Future research on the general topic of duopolistic competition with different pricing policies could take one of several directions. An immediate avenue of extension of our model is to consider one where the two competing retail firms are allowed to locate multiple facilities within a market; motivation behind this emanates from the fact that when the online retailer incurs location-dependent transportation cost, its optimal profit is positive for “small” markets but not for “large” ones. The second avenue for future research could incorporate demand uncertainty into the model and seek optimal strategies under the same.
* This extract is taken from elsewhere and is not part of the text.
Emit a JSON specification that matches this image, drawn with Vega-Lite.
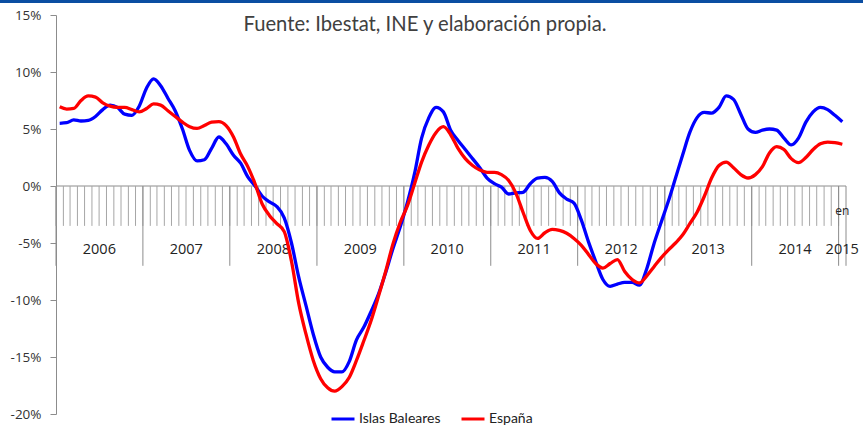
{
  "$schema": "https://vega.github.io/schema/vega-lite/v6.json",
  "autosize": {"type": "none"},
  "width": 790,
  "height": 399,
  "padding": {"left": 56, "top": 15, "right": 17, "bottom": 11},
  "background": "#ffffff",
  "config": {
    "view": {"stroke": null},
    "axisY": {
      "grid": false, "domainColor": "#8c8c8c", "tickColor": "#8c8c8c", "tickSize": 6,
      "labelPadding": 9, "labelFont": "Open Sans", "labelFontSize": 13.5, "labelColor": "#333333"
    }
  },
  "title": {
    "text": "Fuente: Ibestat, INE y elaboración propia.",
    "font": "Lato",
    "fontSize": 20.2,
    "fontWeight": "normal",
    "color": "#404040",
    "anchor": "middle",
    "frame": "group",
    "dx": -26,
    "dy": 40
  },
  "datasets": {
    "datos": [
      {"mes": "2006-01", "Islas Baleares": 5.5, "España": 6.95},
      {"mes": "2006-02", "Islas Baleares": 5.55, "España": 6.75},
      {"mes": "2006-03", "Islas Baleares": 5.8, "España": 6.8},
      {"mes": "2006-04", "Islas Baleares": 5.7, "España": 7.5},
      {"mes": "2006-05", "Islas Baleares": 5.75, "España": 7.9},
      {"mes": "2006-06", "Islas Baleares": 6.1, "España": 7.8},
      {"mes": "2006-07", "Islas Baleares": 6.7, "España": 7.3},
      {"mes": "2006-08", "Islas Baleares": 7.1, "España": 7.0},
      {"mes": "2006-09", "Islas Baleares": 6.9, "España": 6.9},
      {"mes": "2006-10", "Islas Baleares": 6.3, "España": 6.9},
      {"mes": "2006-11", "Islas Baleares": 6.2, "España": 6.7},
      {"mes": "2006-12", "Islas Baleares": 7.0, "España": 6.5},
      {"mes": "2007-01", "Islas Baleares": 8.6, "España": 6.8},
      {"mes": "2007-02", "Islas Baleares": 9.4, "España": 7.2},
      {"mes": "2007-03", "Islas Baleares": 8.8, "España": 7.1},
      {"mes": "2007-04", "Islas Baleares": 7.7, "España": 6.6},
      {"mes": "2007-05", "Islas Baleares": 6.6, "España": 6.1},
      {"mes": "2007-06", "Islas Baleares": 5.0, "España": 5.6},
      {"mes": "2007-07", "Islas Baleares": 3.1, "España": 5.2},
      {"mes": "2007-08", "Islas Baleares": 2.2, "España": 5.05},
      {"mes": "2007-09", "Islas Baleares": 2.3, "España": 5.3},
      {"mes": "2007-10", "Islas Baleares": 3.3, "España": 5.6},
      {"mes": "2007-11", "Islas Baleares": 4.3, "España": 5.65},
      {"mes": "2007-12", "Islas Baleares": 3.7, "España": 5.3},
      {"mes": "2008-01", "Islas Baleares": 2.7, "España": 4.3},
      {"mes": "2008-02", "Islas Baleares": 2.0, "España": 2.8},
      {"mes": "2008-03", "Islas Baleares": 0.8, "España": 1.7},
      {"mes": "2008-04", "Islas Baleares": 0.0, "España": 0.2},
      {"mes": "2008-05", "Islas Baleares": -0.9, "España": -1.6},
      {"mes": "2008-06", "Islas Baleares": -1.4, "España": -2.6},
      {"mes": "2008-07", "Islas Baleares": -1.8, "España": -3.3},
      {"mes": "2008-08", "Islas Baleares": -2.8, "España": -4.0},
      {"mes": "2008-09", "Islas Baleares": -5.0, "España": -6.6},
      {"mes": "2008-10", "Islas Baleares": -8.0, "España": -10.3},
      {"mes": "2008-11", "Islas Baleares": -10.5, "España": -13.0},
      {"mes": "2008-12", "Islas Baleares": -13.0, "España": -15.3},
      {"mes": "2009-01", "Islas Baleares": -15.0, "España": -16.9},
      {"mes": "2009-02", "Islas Baleares": -15.9, "España": -17.7},
      {"mes": "2009-03", "Islas Baleares": -16.3, "España": -18.0},
      {"mes": "2009-04", "Islas Baleares": -16.3, "España": -17.6},
      {"mes": "2009-05", "Islas Baleares": -15.4, "España": -16.8},
      {"mes": "2009-06", "Islas Baleares": -13.5, "España": -15.3},
      {"mes": "2009-07", "Islas Baleares": -12.4, "España": -13.6},
      {"mes": "2009-08", "Islas Baleares": -11.0, "España": -11.8},
      {"mes": "2009-09", "Islas Baleares": -9.5, "España": -9.7},
      {"mes": "2009-10", "Islas Baleares": -7.6, "España": -7.5},
      {"mes": "2009-11", "Islas Baleares": -5.5, "España": -5.1},
      {"mes": "2009-12", "Islas Baleares": -3.6, "España": -3.2},
      {"mes": "2010-01", "Islas Baleares": -1.4, "España": -1.7},
      {"mes": "2010-02", "Islas Baleares": 1.1, "España": 0.2},
      {"mes": "2010-03", "Islas Baleares": 4.2, "España": 2.1},
      {"mes": "2010-04", "Islas Baleares": 6.0, "España": 3.6},
      {"mes": "2010-05", "Islas Baleares": 6.9, "España": 4.7},
      {"mes": "2010-06", "Islas Baleares": 6.5, "España": 5.2},
      {"mes": "2010-07", "Islas Baleares": 4.9, "España": 4.5},
      {"mes": "2010-08", "Islas Baleares": 4.0, "España": 3.3},
      {"mes": "2010-09", "Islas Baleares": 3.2, "España": 2.4},
      {"mes": "2010-10", "Islas Baleares": 2.4, "España": 1.8},
      {"mes": "2010-11", "Islas Baleares": 1.6, "España": 1.4},
      {"mes": "2010-12", "Islas Baleares": 0.7, "España": 1.2},
      {"mes": "2011-01", "Islas Baleares": 0.2, "España": 1.2},
      {"mes": "2011-02", "Islas Baleares": -0.1, "España": 1.0},
      {"mes": "2011-03", "Islas Baleares": -0.7, "España": 0.5},
      {"mes": "2011-04", "Islas Baleares": -0.6, "España": -0.6},
      {"mes": "2011-05", "Islas Baleares": -0.55, "España": -2.3},
      {"mes": "2011-06", "Islas Baleares": 0.2, "España": -3.9},
      {"mes": "2011-07", "Islas Baleares": 0.7, "España": -4.6},
      {"mes": "2011-08", "Islas Baleares": 0.75, "España": -4.1},
      {"mes": "2011-09", "Islas Baleares": 0.4, "España": -3.8},
      {"mes": "2011-10", "Islas Baleares": -0.6, "España": -3.9},
      {"mes": "2011-11", "Islas Baleares": -1.15, "España": -4.15},
      {"mes": "2011-12", "Islas Baleares": -1.5, "España": -4.6},
      {"mes": "2012-01", "Islas Baleares": -3.0, "España": -5.2},
      {"mes": "2012-02", "Islas Baleares": -4.9, "España": -6.0},
      {"mes": "2012-03", "Islas Baleares": -6.6, "España": -6.8},
      {"mes": "2012-04", "Islas Baleares": -8.2, "España": -7.2},
      {"mes": "2012-05", "Islas Baleares": -8.8, "España": -6.8},
      {"mes": "2012-06", "Islas Baleares": -8.6, "España": -6.45},
      {"mes": "2012-07", "Islas Baleares": -8.45, "España": -7.5},
      {"mes": "2012-08", "Islas Baleares": -8.45, "España": -8.2},
      {"mes": "2012-09", "Islas Baleares": -8.7, "España": -8.5},
      {"mes": "2012-10", "Islas Baleares": -7.3, "España": -7.9},
      {"mes": "2012-11", "Islas Baleares": -5.1, "España": -7.1},
      {"mes": "2012-12", "Islas Baleares": -3.2, "España": -6.3},
      {"mes": "2013-01", "Islas Baleares": -1.3, "España": -5.6},
      {"mes": "2013-02", "Islas Baleares": 0.7, "España": -5.0},
      {"mes": "2013-03", "Islas Baleares": 2.7, "España": -4.3},
      {"mes": "2013-04", "Islas Baleares": 4.7, "España": -3.3},
      {"mes": "2013-05", "Islas Baleares": 6.0, "España": -2.3},
      {"mes": "2013-06", "Islas Baleares": 6.45, "España": -0.9},
      {"mes": "2013-07", "Islas Baleares": 6.4, "España": 0.7},
      {"mes": "2013-08", "Islas Baleares": 6.9, "España": 1.8},
      {"mes": "2013-09", "Islas Baleares": 7.9, "España": 2.1},
      {"mes": "2013-10", "Islas Baleares": 7.6, "España": 1.6},
      {"mes": "2013-11", "Islas Baleares": 6.3, "España": 1.0},
      {"mes": "2013-12", "Islas Baleares": 5.0, "España": 0.7},
      {"mes": "2014-01", "Islas Baleares": 4.7, "España": 1.0},
      {"mes": "2014-02", "Islas Baleares": 4.9, "España": 1.7},
      {"mes": "2014-03", "Islas Baleares": 5.0, "España": 2.9},
      {"mes": "2014-04", "Islas Baleares": 4.9, "España": 3.45},
      {"mes": "2014-05", "Islas Baleares": 4.2, "España": 3.2},
      {"mes": "2014-06", "Islas Baleares": 3.6, "España": 2.4},
      {"mes": "2014-07", "Islas Baleares": 4.2, "España": 2.05},
      {"mes": "2014-08", "Islas Baleares": 5.6, "España": 2.5},
      {"mes": "2014-09", "Islas Baleares": 6.5, "España": 3.2},
      {"mes": "2014-10", "Islas Baleares": 6.9, "España": 3.7},
      {"mes": "2014-11", "Islas Baleares": 6.7, "España": 3.85},
      {"mes": "2014-12", "Islas Baleares": 6.2, "España": 3.8},
      {"mes": "2015-01", "Islas Baleares": 5.64, "España": 3.66}
    ],
    "anios": [
      {"inicio": "2006-01-01", "centro": "2006-07-02", "etiqueta": "2006"},
      {"inicio": "2007-01-01", "centro": "2007-07-02", "etiqueta": "2007"},
      {"inicio": "2008-01-01", "centro": "2008-07-02", "etiqueta": "2008"},
      {"inicio": "2009-01-01", "centro": "2009-07-02", "etiqueta": "2009"},
      {"inicio": "2010-01-01", "centro": "2010-07-02", "etiqueta": "2010"},
      {"inicio": "2011-01-01", "centro": "2011-07-02", "etiqueta": "2011"},
      {"inicio": "2012-01-01", "centro": "2012-07-02", "etiqueta": "2012"},
      {"inicio": "2013-01-01", "centro": "2013-07-02", "etiqueta": "2013"},
      {"inicio": "2014-01-01", "centro": "2014-07-02", "etiqueta": "2014"},
      {"inicio": "2015-01-01", "centro": "2015-01-16", "etiqueta": "2015"},
      {"inicio": "2015-02-01", "centro": "2015-02-01", "etiqueta": ""}
    ]
  },
  "layer": [
    {
      "data": {"values": [{"inicio": "2005-03-01", "fin": "2015-06-01"}]},
      "mark": {"type": "rule", "color": "#0b4ea2", "strokeWidth": 4, "clip": false},
      "encoding": {
        "x": {"field": "inicio", "type": "temporal", "axis": null},
        "x2": {"field": "fin"},
        "y": {"datum": 16.23, "type": "quantitative",
          "axis": {"title": null, "values": [-20, -15, -10, -5, 0, 5, 10, 15], "labelExpr": "datum.value + '%'"}}
      }
    },
    {
      "data": {"values": [{"cero": 0}]},
      "mark": {"type": "rule", "color": "#8c8c8c", "strokeWidth": 1},
      "encoding": {
        "y": {"field": "cero", "type": "quantitative",
          "axis": {"title": null, "values": [-20, -15, -10, -5, 0, 5, 10, 15], "labelExpr": "datum.value + '%'"}}
      }
    },
    {
      "data": {"name": "datos"},
      "mark": {"type": "rule", "color": "#a6a6a6", "strokeWidth": 1},
      "encoding": {
        "x": {"field": "mes", "timeUnit": "utcyearmonth", "type": "temporal", "bandPosition": 0, "axis": null},
        "y": {"datum": 0, "type": "quantitative",
          "axis": {"title": null, "values": [-20, -15, -10, -5, 0, 5, 10, 15], "labelExpr": "datum.value + '%'"}},
        "y2": {"datum": -3.5}
      }
    },
    {
      "data": {"name": "anios"},
      "mark": {"type": "rule", "color": "#8c8c8c", "strokeWidth": 1},
      "encoding": {
        "x": {"field": "inicio", "type": "temporal", "axis": null},
        "y": {"datum": 0, "type": "quantitative",
          "axis": {"title": null, "values": [-20, -15, -10, -5, 0, 5, 10, 15], "labelExpr": "datum.value + '%'"}},
        "y2": {"datum": -7.0}
      }
    },
    {
      "data": {"name": "anios"},
      "mark": {"type": "text", "font": "Open Sans", "fontSize": 14.5, "color": "#222222", "baseline": "middle", "align": "center"},
      "encoding": {
        "x": {"field": "centro", "type": "temporal", "axis": null},
        "y": {"datum": -5.6, "type": "quantitative",
          "axis": {"title": null, "values": [-20, -15, -10, -5, 0, 5, 10, 15], "labelExpr": "datum.value + '%'"}},
        "text": {"field": "etiqueta"}
      }
    },
    {
      "data": {"values": [{"mes": "2015-01-16", "texto": "en"}]},
      "mark": {"type": "text", "font": "Open Sans", "fontSize": 12, "color": "#222222", "baseline": "middle", "align": "center"},
      "encoding": {
        "x": {"field": "mes", "type": "temporal", "axis": null},
        "y": {"datum": -2.2, "type": "quantitative",
          "axis": {"title": null, "values": [-20, -15, -10, -5, 0, 5, 10, 15], "labelExpr": "datum.value + '%'"}},
        "text": {"field": "texto"}
      }
    },
    {
      "data": {"name": "datos"},
      "transform": [{"fold": ["Islas Baleares", "España"], "as": ["serie", "tasa"]}],
      "mark": {"type": "line", "strokeWidth": 3.3, "interpolate": "monotone"},
      "encoding": {
        "x": {
          "field": "mes", "timeUnit": "utcyearmonth", "type": "temporal", "bandPosition": 0.5, "axis": null,
          "scale": {"type": "utc", "domain": [{"year": 2006, "month": 1, "date": 1, "utc": true}, {"year": 2015, "month": 2, "date": 1, "utc": true}], "nice": false}
        },
        "y": {
          "field": "tasa", "type": "quantitative",
          "scale": {"domain": [-20, 15], "nice": false, "zero": false},
          "axis": {"title": null, "values": [-20, -15, -10, -5, 0, 5, 10, 15], "labelExpr": "datum.value + '%'"}
        },
        "color": {
          "field": "serie", "type": "nominal", "sort": ["Islas Baleares", "España"],
          "scale": {"domain": ["Islas Baleares", "España"], "range": ["#0000ff", "#ff0000"]},
          "legend": {
            "orient": "none", "legendX": 274, "legendY": 391, "direction": "horizontal",
            "title": null, "symbolType": "stroke", "symbolStrokeWidth": 3, "symbolSize": 529,
            "labelFont": "Lato", "labelFontSize": 14, "labelColor": "#222222", "labelOffset": 3,
            "columnPadding": 14, "padding": 0
          }
        }
      }
    }
  ]
}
Additionally, another enhancement of our model could look at duopolistic competition between an online and a physical store retailer but with multiple products and/or customer demand being determined not solely by cost to the customer but other factors such as attractiveness, convenience, etc. Finally, it would also be interesting to investigate our basic model but within the context of other commonly used pricing policies by retailers such as: dynamic pricing, value-based pricing, penetration pricing, etc.

Data Availability Statement

No datasets were generated or analysed during the current study.